# Gentoo and HURD

## wolf_99

Hi!

I was wondering, is there a way to install a HURD kernel (or more exactly, micro-kernel + servers) under Gentoo, or is HURD not ready yet?

Dose any one know if the HURD project is still on it's way, or is it stalled?

----------

## cylgalad

I don't know but I hope it's not stalled, it's always been a very promising system which has got a bit killed by the popularity of Linux.

And that'd be very cool if we had a Gentoo/Hurd  :Smile: 

----------

## shagrat

Last thing I heard was that there still were development going on, but not at the fastest tempo.. They recently changed microkernels, so alot of work went into that. Which means that HURD is even longer down the road.

My guess is that HURD will never be ready for the mainstream user (dekstop/server). It will be an interesting project in a scientific way.

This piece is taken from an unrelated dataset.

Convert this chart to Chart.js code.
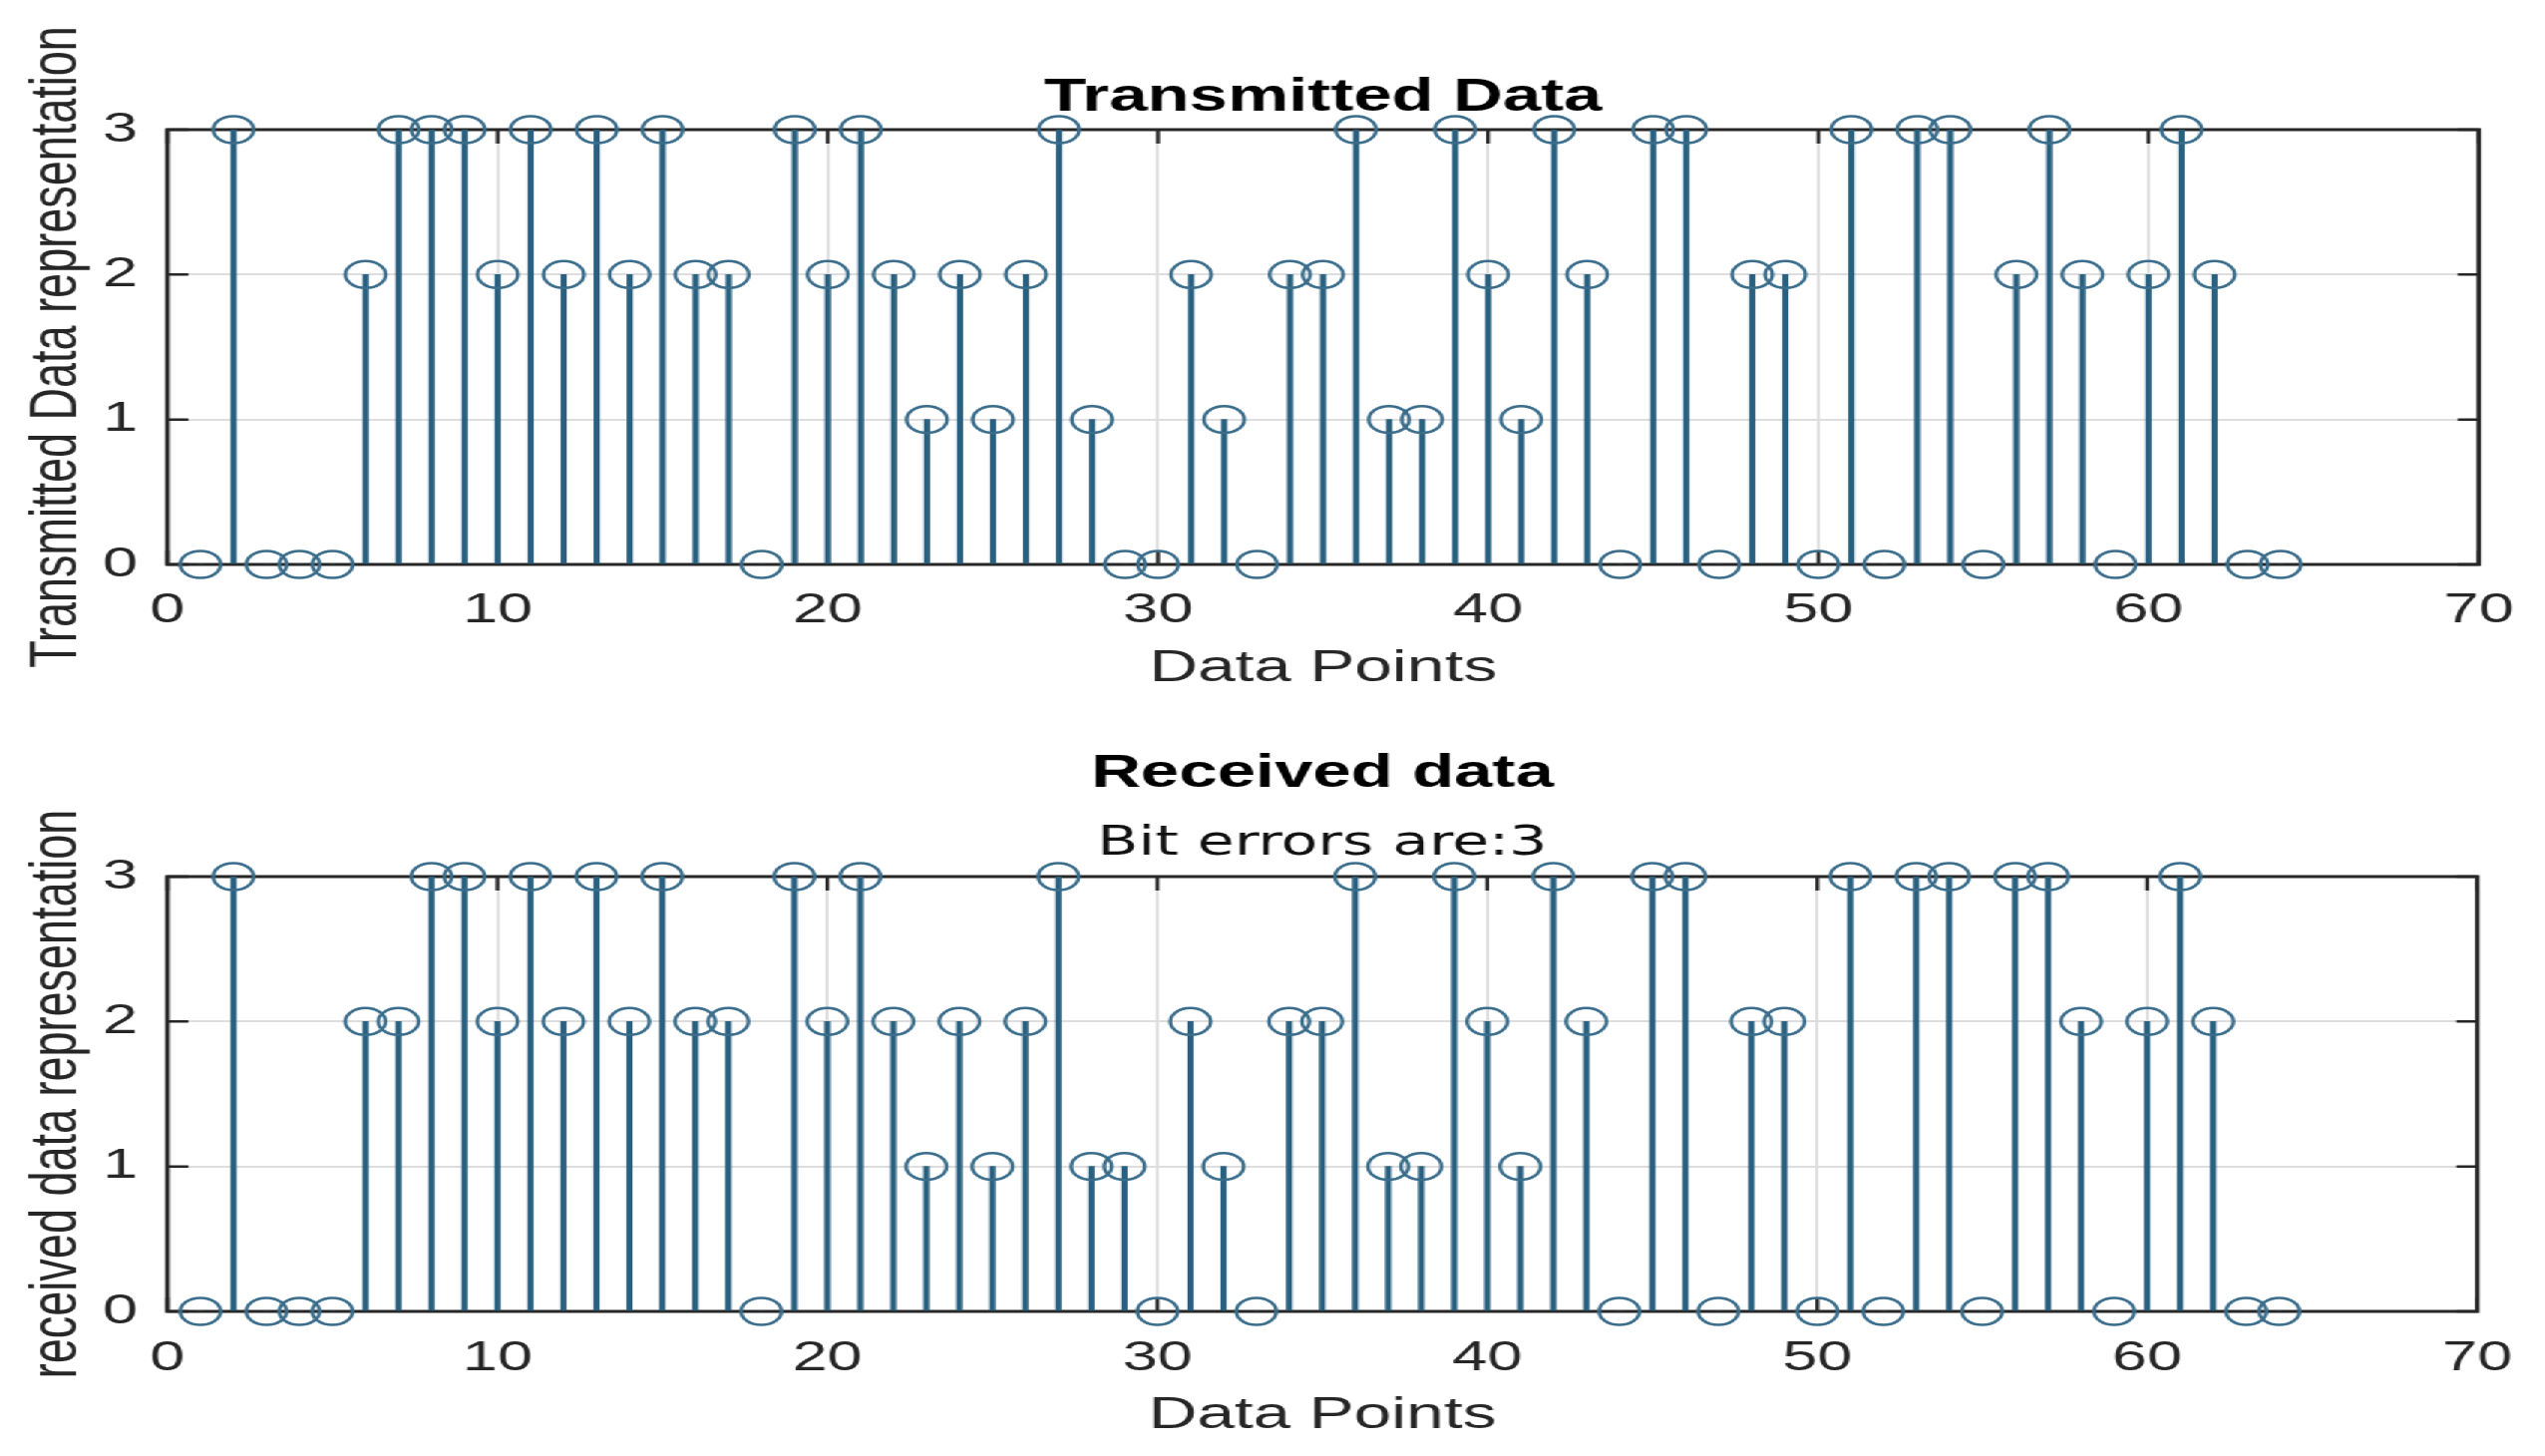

But Linux will always be used within the GNU operating system because of it's large backing by commercial forces, developers and users.

----------

## wobster

That can change very rapidly. The monolithic architecture of Linux was already considered outdated when it entered the stage in 1991. The HURD/L4 looks pretty promising. Hopefully it won't take another 10 yeas to become usable ; ]

----------

## Apexman

http://hurd.rustedhalo.net/

----------

## schlesi

http://hurd.rustedhalo.net/ was not maintained at the moment, as Eric Olinger informed me.

I really hope, Eric will get some help on his project.

Until then, the Debian port seems to be the onliest up-to-date Hurd distri.

----------

## Freanan

I think that HURD will be the future open source kernel.

Not only that Microkernels are more stable and so on,

it also seems that it will be easyer to write, install and use

hardware drivers for your system or to generally hack and tune

it.

Probably linux will hold it's share just because of it's popularity

but surely the HURD will become a tough competitor.

I think the Gentoo/HURD idea is great!

When this project reaches a usable state i will definitely 

try it out.

----------

## monotux

 *Freanan wrote:*   

> I think the Gentoo/HURD idea is great!
> 
> When this project reaches a usable state i will definitely 
> 
> try it out.

 And when will that happen?

2020?  :Smile: 

----------

## vrln

 *monotux wrote:*   

>  *Freanan wrote:*   I think the Gentoo/HURD idea is great!
> 
> When this project reaches a usable state i will definitely 
> 
> try it out. And when will that happen?
> ...

 

And when HURD reaches "usable", what state will Linux be in? HURD is aiming at a moving target.

----------

## schlesi

You can even install and run KDE on Hurd. I think, the greatest problem is the lack of drivers, or better: the lack of a driver interface/framework.

I hope, some devs will fill this really big hole, after Hurd is ported to the L4 microkernel.

----------

## carbon

I am really looking forward to the GNU/HURD era.

Any Gentoo developers have any comments on that?

----------